Naming Fiduciaries for Minors
Another common guardianship scenario is leaving property to minors. Although there are multiple state-based alternatives which might be helpful, such as creating UTMA/UGMA accounts (Uniform Trusts for Minors Act/Uniform Gifts to Minors Act), paying to a court registry or possibly to a parent of that child depending on the circumstance. However, if these alternatives don’t work, you may need a guardian for the minor.
In any case where leaving property is intentional, such as in a will or trust, an easy solution is to establish a trust for the minor within your own documents. This accomplishes several goals, but here, allows for an adult to hold the property for the child. They can then spend the assets on their behalf, such as on education, daily living and so on,
Now, the above are mostly proactive steps, so these are what you can do now to avoid guardianship later. However, if you or a loved one find yourself without sufficiently covering these concerns and contemplating guardianship, there are still some alternatives that might help or help reduce the scope of the guardianship.
Limited Guardianship
This a blog unto itself so this will be brief, but guardianship can be limited in nature. Essentially, the powers of the guardian are limited so that the least autonomy is taking from the individual as possible. This could mean that only assets are under the control of the guardian, or perhaps only to control some personal decisions such as medical decisions.
Joint Ownership
Some families take the step of making a family member a joint owner on a bank or other assets. Now, I didn’t include this as a proactive measure because joint ownership has a litany of difficulties. It includes the risk of creditor issues, potential concerns over gift making, disruption of the estate, plan, tax implications and lends to family disputes. However, should you find yourself with the need for guardianship, this can be a less restrictive guardianship alternative.
Social Security Representative Payees
Social Security pays to an account with a designated rep payee for beneficiaries who can’t act for themselves. So, on this particular account, the rep payee, which is typically a close family member, but could be someone else, is already authorized to control that particular asset. So, this doesn’t typically completely avoid the need for a guardianship, but does mean that one account receiving income can be accessed and utilized for an individual without the intervention of a guardian.

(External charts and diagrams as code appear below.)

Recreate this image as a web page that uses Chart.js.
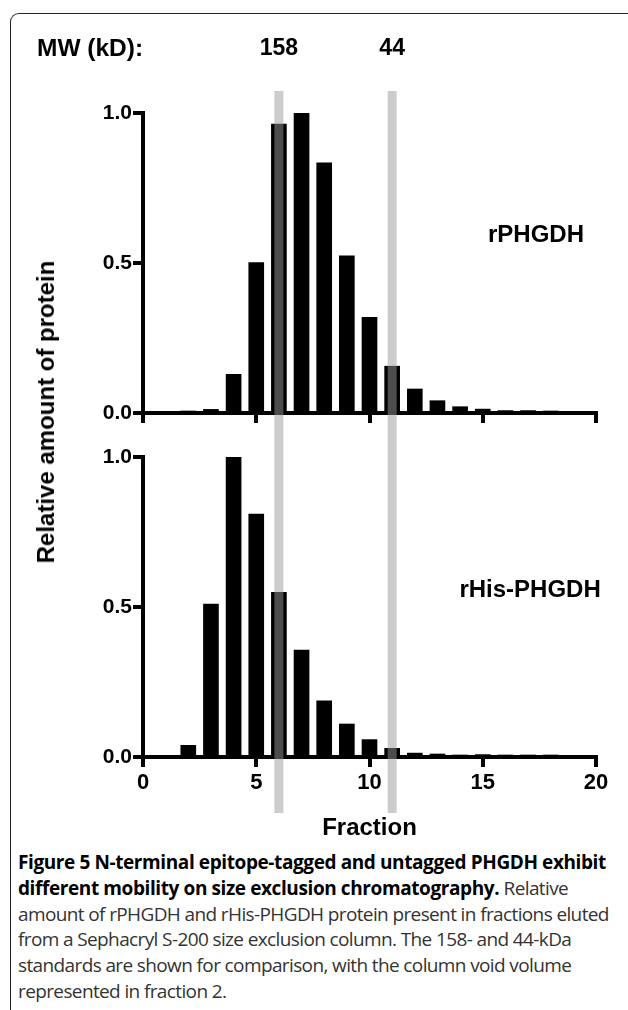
<!DOCTYPE html>
<html>
<head>
<meta charset="utf-8">
<script src="https://cdn.jsdelivr.net/npm/chart.js@4.4.1/dist/chart.umd.min.js"></script>
<style>
  body { margin: 0; width: 628px; height: 1010px; position: relative; background: #fff; overflow: hidden; }
  .frame { position: absolute; left: 10px; top: 13px; width: 700px; height: 1100px;
           border-left: 1.5px solid #222; border-top: 1.5px solid #222; border-top-left-radius: 9px; }
  #topWrap { position: absolute; left: 0; top: 0; width: 628px; height: 432px; }
  #botWrap { position: absolute; left: 0; top: 432px; width: 628px; height: 413px; }
  .ytitle { position: absolute; left: 46px; top: 412px; transform: translate(-50%, -50%) rotate(-90deg);
            font: bold 24px 'Liberation Sans', Arial, sans-serif; white-space: nowrap; color: #000; }
  .caption { position: absolute; left: 18px; top: 850px; font-family: 'Open Sans', sans-serif; font-size: 19px;
             line-height: 25.8px; color: #333; letter-spacing: -0.62px; white-space: nowrap; }
  .caption b { color: #000; letter-spacing: -0.4px; }
</style>
</head>
<body>
<div class="frame"></div>
<div id="topWrap"><canvas id="topChart"></canvas></div>
<div id="botWrap"><canvas id="botChart"></canvas></div>
<div class="ytitle">Relative amount of protein</div>
<div class="caption">
  <b>Figure 5 N-terminal epitope-tagged and untagged PHGDH exhibit</b><br>
  <b>different mobility on size exclusion chromatography.</b> Relative<br>
  amount of rPHGDH and rHis-PHGDH protein present in fractions eluted<br>
  from a Sephacryl S-200 size exclusion column. The 158- and 44-kDa<br>
  standards are shown for comparison, with the column void volume<br>
  represented in fraction 2.
</div>
<script>
// fraction numbers and relative amounts
const fractions = [1, 2, 3, 4, 5, 6, 7, 8, 9, 10, 11, 12, 13, 14, 15, 16, 17, 18, 19];
const rPHGDH = [0, 0.003, 0.012, 0.129, 0.501, 0.963, 1.0, 0.834, 0.524, 0.319, 0.156, 0.080, 0.041, 0.021, 0.013, 0.008, 0.008, 0.004, 0];
const rHisPHGDH = [0, 0.039, 0.51, 1.0, 0.81, 0.549, 0.356, 0.187, 0.11, 0.058, 0.029, 0.013, 0.010, 0.006, 0.008, 0.006, 0.004, 0.003, 0];
const xTicks = [0, 5, 10, 15, 20];
const yTicks = [0, 0.5, 1.0];
const standardFractions = [6, 11];
const standardLabels = ['158', '44'];

const FONT = "'Liberation Sans', Arial, sans-serif";

// grey bands for the MW standards, drawn over the bars
function standardsPlugin(yFrom, yTo, withHeader) {
    return {
        id: 'standards',
        afterDraw(chart) {
            const { ctx, scales: { x } } = chart;
            const bottom = yTo === null ? chart.height : yTo;
            ctx.save();
            standardFractions.forEach((f, i) => {
                const px = x.getPixelForValue(f);
                ctx.fillStyle = 'rgba(153,153,153,0.5)';
                ctx.fillRect(px - 4.5, yFrom, 9, bottom - yFrom);
                if (withHeader) {
                    ctx.fillStyle = '#000';
                    ctx.font = 'bold 23px ' + FONT;
                    ctx.textAlign = 'center';
                    ctx.textBaseline = 'middle';
                    ctx.fillText(standardLabels[i], px, 49);
                }
            });
            if (withHeader) {
                ctx.fillStyle = '#000';
                ctx.font = 'bold 24.5px ' + FONT;
                ctx.textAlign = 'left';
                ctx.textBaseline = 'middle';
                ctx.fillText('MW (kD):', 37, 49);
            }
            ctx.restore();
        }
    };
}

function panelLabelPlugin(text, xv, yv) {
    return {
        id: 'panelLabel',
        afterDatasetsDraw(chart) {
            const { ctx, scales: { x, y } } = chart;
            ctx.save();
            ctx.fillStyle = '#000';
            ctx.font = 'bold 24px ' + FONT;
            ctx.textAlign = 'center';
            ctx.textBaseline = 'middle';
            ctx.fillText(text, x.getPixelForValue(xv), y.getPixelForValue(yv));
            ctx.restore();
        }
    };
}

function makePanel(id, values, opt) {
    const ctx = document.getElementById(id).getContext('2d');
    return new Chart(ctx, {
        type: 'bar',
        data: {
            datasets: [{
                data: fractions.map((f, i) => ({ x: f, y: values[i] })),
                backgroundColor: '#000',
                borderWidth: 0,
                barThickness: 15
            }]
        },
        options: {
            responsive: true,
            maintainAspectRatio: false,
            animation: false,
            layout: { padding: { top: opt.padTop, right: 32, left: 0, bottom: 0 } },
            plugins: { legend: { display: false }, tooltip: { enabled: false } },
            scales: {
                x: {
                    type: 'linear',
                    min: 0, max: 20,
                    offset: false,
                    afterBuildTicks: s => { s.ticks = xTicks.map(v => ({ value: v })); },
                    afterFit: s => { s.height = opt.xHeight; },
                    grid: { display: true, drawOnChartArea: false, drawTicks: true, tickLength: 10, lineWidth: 4, color: '#000', offset: false },
                    border: { display: true, width: 4, color: '#000' },
                    ticks: { display: opt.showXLabels, color: '#000', padding: 3, font: { family: FONT, size: 22, weight: 'bold' } },
                    title: {
                        display: opt.showXLabels,
                        text: 'Fraction',
                        color: '#000',
                        padding: { top: 0, bottom: 2.6 },
                        font: { family: FONT, size: 24, weight: 'bold' }
                    }
                },
                y: {
                    min: 0, max: 1,
                    afterBuildTicks: s => { s.ticks = yTicks.map(v => ({ value: v })); },
                    afterFit: s => { s.width = 143; },
                    grid: { display: true, drawOnChartArea: false, drawTicks: true, tickLength: 10, lineWidth: 4, color: '#000' },
                    border: { display: true, width: 4, color: '#000' },
                    ticks: {
                        color: '#000', padding: 1,
                        font: { family: FONT, size: 21, weight: 'bold' },
                        callback: v => v.toFixed(1)
                    }
                }
            }
        },
        plugins: [opt.labelPlugin, opt.bandPlugin]
    });
}

makePanel('topChart', rPHGDH, {
    padTop: 113, xHeight: 19, showXLabels: false,
    labelPlugin: panelLabelPlugin('rPHGDH', 17.35, 0.593),
    bandPlugin: standardsPlugin(91, null, true)
});

makePanel('botChart', rHisPHGDH, {
    padTop: 25, xHeight: 88, showXLabels: true,
    labelPlugin: panelLabelPlugin('rHis-PHGDH', 17.09, 0.557),
    bandPlugin: standardsPlugin(0, 381, false)
});
</script>
</body>
</html>
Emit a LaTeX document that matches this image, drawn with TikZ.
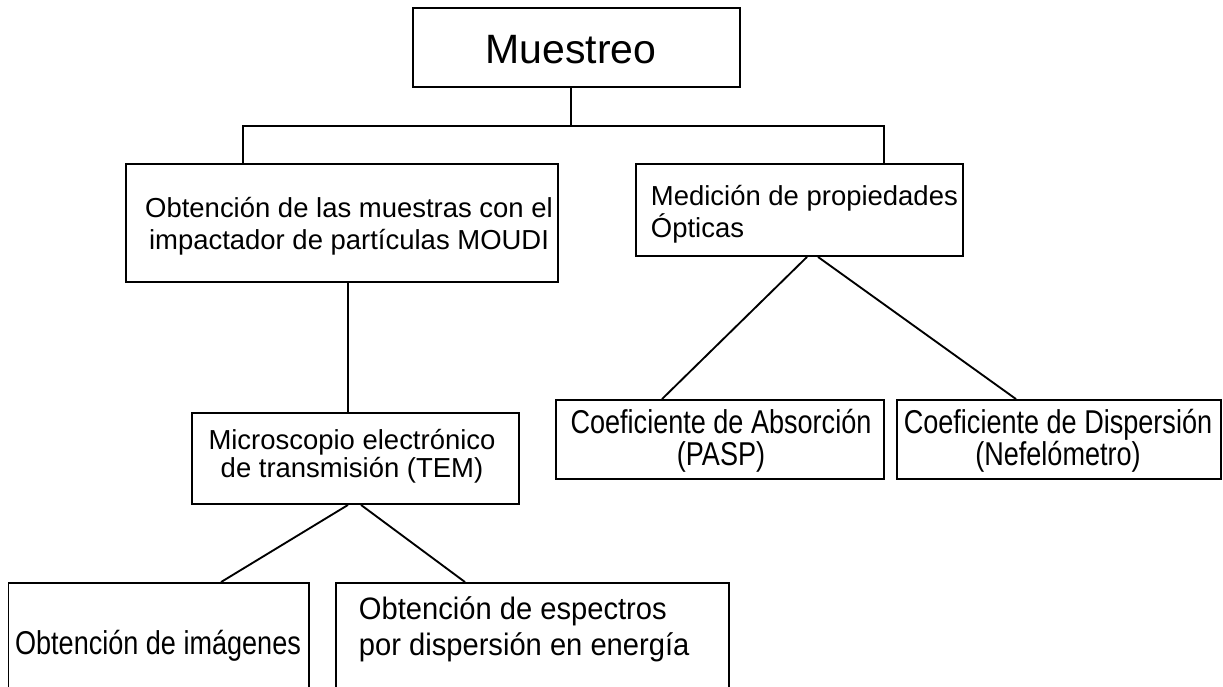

Community Property Administration by a Spouse
This is distinctly a Texas solution, but we have community and separate property. Community property is owned by the marriage, as opposed to the individual. So, depending on the assets of the individual, her marital status and suitability of the spouse to do this, community administration might be a helpful guardianship alternative.
Guardianship Appointment
Although this isn’t a guardianship alternative, I’d be remiss if I didn’t mention it. You have the power to name the person who you would want to be a guardian for you if guardianship is necessary. We routinely prepare these for clients so that should guardianship be necessary, you’ve told the court who should do it. They are very seldom necessary due to the estate planning we put in place, but it serves a belt and suspenders approach to ensure you have as much control over a guardianship process as possible.
Other Alternatives
There are other guardianship alternatives beyond what I included here, but key factor is that preplanning is the best guardianship alternative. Talk with an experienced estate planning attorney to protect yourself or loved ones from having to pursue guardianship.